The modern instanet is a miracle. If I fancy hearing a Sparks song, mentioned by someone I was just talking to in America, it’s only a click away. This happened yesterday. It happens to me pretty much everyday. Amazing, really.

And very efficient. Very clean. And, frankly, if y’all are strapped for cash (ie. young), it’s pretty much free. Again, amazing. If we’d had the internet first, there would doubtless have been no need for records.

But that was not how it went down. And that is a good thing because records are art. The music is the main part of the art, of course. But the packaging, the presentation, is very much part of the art. It develops, enhances and informs the music. It lures the listener in, provokes curiosity and interest. It is informed by the music. It strengthens the relationship between the artist and the listener. It makes fans of listeners. And this extra appreciation and understanding of the music, and the musician is amazing. It’s a connection. A one-way connection but, done well, it’s a profound one.

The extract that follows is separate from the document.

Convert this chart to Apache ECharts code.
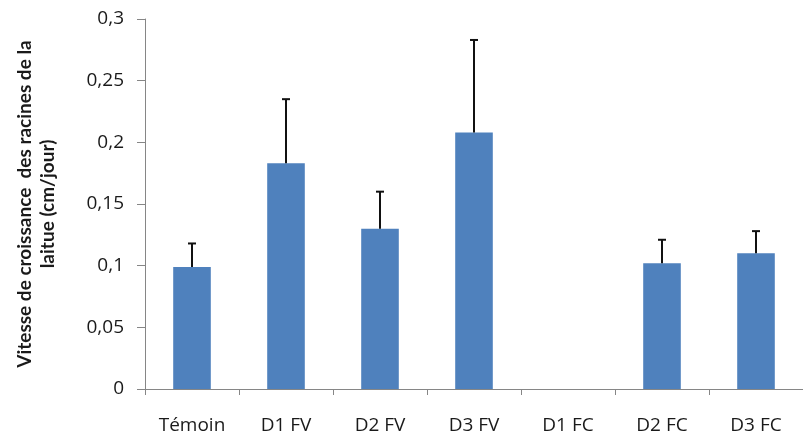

I run a label so, I would say that. But it’s my love of music, of art and yes, of records that inspired me to do this job. That and an insatiable wish to be proved right.

It lifts the process from buying music to buying into it. And with something as magical and transformative as music, why would you not want to buy into it? I could download the entire Sparks discography off a torrent. It wouldn’t take long. But would that immerse me in Sparks’ world better than buying an album at a time. I don’t think so. Buying a record from a shop marks a time and date in your life and is the result of a thought process, your mood, your life situation and the world around you. The investment again enhances the experience. The OMD single (‘Souvenir’ – geddit) that I bought in Paris on a school trip when I was 14, the Nirvana album I was so so so excited to buy, the Cure albums a girlfriend bought me, the Pixies single my mum actually liked, the Joy Division box set that I really couldn’t afford at the time, the surprise Radiohead 12” panic buying, the Subtle album I was previously unaware of that I got in Oxfam in Farnham last weekend. The summer of 1983 that I bought a David Bowie album every Saturday with my paper round money. I strongly recommend this Bowie/weekly idea to all of you by the way. Bowie = God.

So maybe the connection is not so one way. These links are part of the process and they are not efficient and clean. They are human, emotional and way way better, deeper and stronger than they are efficient.

Flicking through records. If I get a bit down, that is what cheers me up. In record shops, at friends’ houses and of course, on my own bespoke, gorgeous, nerdy, shelves. This simple pleasure has won me friends, started relationships, ended some too, and broadened my horizons more than books and films and anything else. Record collections and record shops are like brains. And flicking through the racks and shelves is like a thought process. Synapses link up and all of sudden you are considering Thai psyche music from the late 60s or Big Youth or realising that The Besnard Lakes are amazing, or discovering that someone actually likes Maroon 5 and should probably be cut from your social circle.

Scrolling through files on a hard drive is absolutely not the same experience, it is uninspiring and clean to the point of soulless. That hard drive makes for a piss-poor heirloom and it doesn’t cheer me up on a rainy day.